On this, when I hunted the Henry Mountains back in the 80 with antler restrictions I came across zero bucks that had been shot and left, same with the Book Cliffs in the late 80's and early 90's before they removed the restrictions.

I have however found more bucks left after being shot on plain old general units. I found 2 in one year down on the Southwest Desert and 3 up on the Manti. In most of the instances there was another gut pile within a 100 yards of the dead deer. For some reason when ravens are circling something I have a urge to go look and see what I can find.

I did turn all the dead deer into the poaching hotline for what little it did.


----------



## MadHunter (Nov 17, 2009)

Critter said:


> On this, when I hunted the Henry Mountains back in the 80 with antler restrictions I came across zero bucks that had been shot and left, same with the Book Cliffs in the late 80's and early 90's before they removed the restrictions.
> 
> I have however found more bucks left after being shot on plain old general units. I found 2 in one year down on the Southwest Desert and 3 up on the Manti. In most of the instances there was another gut pile within a 100 yards of the dead deer. For some reason when ravens are circling something I have a urge to go look and see what I can find.
> 
> I did turn all the dead deer into the poaching hotline for what little it did.

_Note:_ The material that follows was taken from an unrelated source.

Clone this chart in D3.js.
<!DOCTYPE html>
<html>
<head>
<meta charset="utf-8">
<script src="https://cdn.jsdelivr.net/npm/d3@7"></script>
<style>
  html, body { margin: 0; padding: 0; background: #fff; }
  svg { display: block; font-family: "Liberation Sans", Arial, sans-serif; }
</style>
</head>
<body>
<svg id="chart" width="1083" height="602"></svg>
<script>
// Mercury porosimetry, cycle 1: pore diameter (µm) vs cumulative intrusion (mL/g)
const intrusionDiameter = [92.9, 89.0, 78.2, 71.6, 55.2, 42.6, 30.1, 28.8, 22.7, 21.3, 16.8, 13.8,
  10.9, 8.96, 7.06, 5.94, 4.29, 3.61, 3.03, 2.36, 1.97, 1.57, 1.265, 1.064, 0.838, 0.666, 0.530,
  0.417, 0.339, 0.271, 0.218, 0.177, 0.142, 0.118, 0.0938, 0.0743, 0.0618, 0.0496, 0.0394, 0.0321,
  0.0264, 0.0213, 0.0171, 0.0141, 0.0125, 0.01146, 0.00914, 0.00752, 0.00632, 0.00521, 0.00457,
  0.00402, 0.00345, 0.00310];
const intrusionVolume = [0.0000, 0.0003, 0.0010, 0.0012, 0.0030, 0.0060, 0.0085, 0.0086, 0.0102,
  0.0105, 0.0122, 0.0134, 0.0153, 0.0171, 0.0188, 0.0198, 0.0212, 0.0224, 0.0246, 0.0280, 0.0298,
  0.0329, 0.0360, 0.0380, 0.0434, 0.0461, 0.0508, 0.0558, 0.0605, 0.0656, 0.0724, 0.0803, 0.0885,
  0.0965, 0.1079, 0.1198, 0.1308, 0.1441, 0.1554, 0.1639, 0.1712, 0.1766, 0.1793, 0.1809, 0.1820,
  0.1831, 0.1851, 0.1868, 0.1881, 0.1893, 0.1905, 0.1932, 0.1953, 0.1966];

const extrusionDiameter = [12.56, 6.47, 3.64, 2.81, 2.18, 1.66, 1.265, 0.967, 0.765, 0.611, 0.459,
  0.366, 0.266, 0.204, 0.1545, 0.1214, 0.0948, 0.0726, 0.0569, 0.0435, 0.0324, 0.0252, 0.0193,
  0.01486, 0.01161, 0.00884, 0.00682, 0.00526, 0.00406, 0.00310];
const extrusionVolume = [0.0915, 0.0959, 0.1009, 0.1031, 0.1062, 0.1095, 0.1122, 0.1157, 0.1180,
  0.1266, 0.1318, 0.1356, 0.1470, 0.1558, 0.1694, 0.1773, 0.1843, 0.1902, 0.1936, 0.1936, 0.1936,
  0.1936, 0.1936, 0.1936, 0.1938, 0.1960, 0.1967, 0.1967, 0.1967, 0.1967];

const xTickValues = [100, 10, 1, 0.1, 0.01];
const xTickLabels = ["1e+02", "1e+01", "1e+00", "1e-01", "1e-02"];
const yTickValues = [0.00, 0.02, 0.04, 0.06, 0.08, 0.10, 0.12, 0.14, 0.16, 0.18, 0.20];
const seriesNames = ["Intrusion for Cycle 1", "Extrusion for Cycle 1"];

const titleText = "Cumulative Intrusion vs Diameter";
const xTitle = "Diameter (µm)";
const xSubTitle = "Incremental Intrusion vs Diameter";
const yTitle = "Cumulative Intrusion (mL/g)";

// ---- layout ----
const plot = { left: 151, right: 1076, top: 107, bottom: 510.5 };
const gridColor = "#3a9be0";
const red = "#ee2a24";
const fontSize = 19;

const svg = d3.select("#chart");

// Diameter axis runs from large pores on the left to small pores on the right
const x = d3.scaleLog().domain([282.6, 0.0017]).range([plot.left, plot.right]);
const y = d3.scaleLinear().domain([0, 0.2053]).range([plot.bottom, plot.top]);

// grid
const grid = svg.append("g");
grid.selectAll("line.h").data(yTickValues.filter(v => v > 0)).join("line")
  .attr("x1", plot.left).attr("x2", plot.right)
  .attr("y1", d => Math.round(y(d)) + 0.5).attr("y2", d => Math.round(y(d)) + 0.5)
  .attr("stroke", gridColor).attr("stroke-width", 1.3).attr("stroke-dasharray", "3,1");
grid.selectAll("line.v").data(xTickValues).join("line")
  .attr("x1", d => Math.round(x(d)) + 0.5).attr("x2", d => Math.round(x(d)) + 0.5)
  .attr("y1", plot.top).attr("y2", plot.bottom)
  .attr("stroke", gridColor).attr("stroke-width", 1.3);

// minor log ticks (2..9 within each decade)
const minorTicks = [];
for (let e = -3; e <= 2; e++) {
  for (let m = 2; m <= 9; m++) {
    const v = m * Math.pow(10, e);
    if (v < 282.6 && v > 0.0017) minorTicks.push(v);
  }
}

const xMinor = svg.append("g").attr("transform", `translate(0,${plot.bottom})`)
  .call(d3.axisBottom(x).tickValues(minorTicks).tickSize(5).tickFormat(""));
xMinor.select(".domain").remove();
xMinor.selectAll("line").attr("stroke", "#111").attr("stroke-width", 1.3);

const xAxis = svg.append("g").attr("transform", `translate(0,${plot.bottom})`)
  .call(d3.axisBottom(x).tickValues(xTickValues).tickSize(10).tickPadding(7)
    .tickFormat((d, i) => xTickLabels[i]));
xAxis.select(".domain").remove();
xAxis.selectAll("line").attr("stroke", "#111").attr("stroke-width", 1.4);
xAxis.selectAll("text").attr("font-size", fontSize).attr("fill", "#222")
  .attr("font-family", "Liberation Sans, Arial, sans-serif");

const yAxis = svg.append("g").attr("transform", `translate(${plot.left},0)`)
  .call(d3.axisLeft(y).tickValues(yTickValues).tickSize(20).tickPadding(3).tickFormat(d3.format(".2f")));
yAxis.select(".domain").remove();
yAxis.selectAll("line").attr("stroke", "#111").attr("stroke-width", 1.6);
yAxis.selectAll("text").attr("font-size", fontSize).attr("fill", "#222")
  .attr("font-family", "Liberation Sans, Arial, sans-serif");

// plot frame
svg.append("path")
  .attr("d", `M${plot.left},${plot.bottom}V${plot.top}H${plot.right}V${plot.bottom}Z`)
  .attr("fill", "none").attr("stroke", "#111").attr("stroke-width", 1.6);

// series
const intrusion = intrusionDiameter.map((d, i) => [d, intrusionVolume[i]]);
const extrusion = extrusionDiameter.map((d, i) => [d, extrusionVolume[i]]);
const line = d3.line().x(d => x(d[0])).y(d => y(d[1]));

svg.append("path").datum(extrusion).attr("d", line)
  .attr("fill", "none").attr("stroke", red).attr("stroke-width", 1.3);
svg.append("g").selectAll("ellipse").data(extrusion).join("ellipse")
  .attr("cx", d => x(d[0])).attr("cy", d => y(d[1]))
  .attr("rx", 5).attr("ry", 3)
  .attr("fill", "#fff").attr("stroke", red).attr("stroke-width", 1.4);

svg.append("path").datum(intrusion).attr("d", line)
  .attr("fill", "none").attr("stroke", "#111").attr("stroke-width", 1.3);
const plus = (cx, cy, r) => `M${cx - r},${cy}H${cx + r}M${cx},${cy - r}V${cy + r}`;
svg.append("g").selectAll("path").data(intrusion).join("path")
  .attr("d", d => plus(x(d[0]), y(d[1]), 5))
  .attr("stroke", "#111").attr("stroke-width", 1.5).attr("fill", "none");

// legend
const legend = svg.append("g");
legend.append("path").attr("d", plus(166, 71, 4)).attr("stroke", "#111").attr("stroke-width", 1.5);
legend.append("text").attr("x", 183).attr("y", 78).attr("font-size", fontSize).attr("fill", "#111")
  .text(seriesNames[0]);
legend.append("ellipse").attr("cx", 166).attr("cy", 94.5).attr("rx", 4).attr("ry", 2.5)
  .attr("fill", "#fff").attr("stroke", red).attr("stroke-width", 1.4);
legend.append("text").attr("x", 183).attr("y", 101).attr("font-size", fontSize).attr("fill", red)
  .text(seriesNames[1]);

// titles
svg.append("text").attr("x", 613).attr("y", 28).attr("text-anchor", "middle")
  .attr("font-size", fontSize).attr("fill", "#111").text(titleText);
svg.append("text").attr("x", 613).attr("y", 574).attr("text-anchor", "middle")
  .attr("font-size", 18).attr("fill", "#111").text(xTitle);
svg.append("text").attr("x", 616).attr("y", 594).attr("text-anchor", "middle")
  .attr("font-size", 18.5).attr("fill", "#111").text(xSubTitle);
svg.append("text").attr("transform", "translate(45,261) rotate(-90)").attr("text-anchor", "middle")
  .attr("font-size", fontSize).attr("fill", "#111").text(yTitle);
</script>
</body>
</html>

So you're saying antler restrictions curtail poaching? I am not so sure about that. I think poaching is a phenomena that began occurring more and more as antlers became trendy. Hunting is becoming more about the antlers than it the chase and all of the other things I (and many of us here) enjoy about it.


----------



## 2full (Apr 8, 2010)

I hunted Salina canyon in the early 90's for 2 1/2 days during the bow hunt. I found 3 - 2 points that were shot and left. That was the bow hunt when shots are close. Imagine the rifle hunts when people are shooting across canyons.


----------



## Vanilla (Dec 11, 2009)

Hoopermat said:


> I do know for a fact this year on north slope we saw 200 does For every buck.
> That is going to be one busy buck


I have film of 6 bucks together, including two REALLY nice bucks, on the NS when I was helping my bro on the archery hunt this last year. They'll help out at least a little bit.

I remember a day on the Wasatch East a few years back where I found a canyon that I just knew was going to be a travel corridor. A few days later I went and set up there an hour before light. As the lights turned on I saw 125+ different deer walk through and not a single buck. Not even a spike or little forky! I was blown away. I had never seen that many deer without a single buck. Still to this day it surprises me a little bit, but from experience I know what you're talking about happens.


----------



## goofy elk (Dec 16, 2007)

No question,
This is the worst year Ive seen on the winter grounds I frequent since 2002/03/04.

And It's not only deer.
Everything is down.


----------



## 7mm Reloaded (Aug 25, 2015)

I agree the wintering areas are pretty empty this year :!:


----------



## PBH (Nov 7, 2007)

Vanilla said:


> I also think we remember things being better than they were in "the good old days." I think people see a stretch of time of really good hunting in an area that isn't really sustainable, and when things return to "normal" they flip out and demand they return to the outlier.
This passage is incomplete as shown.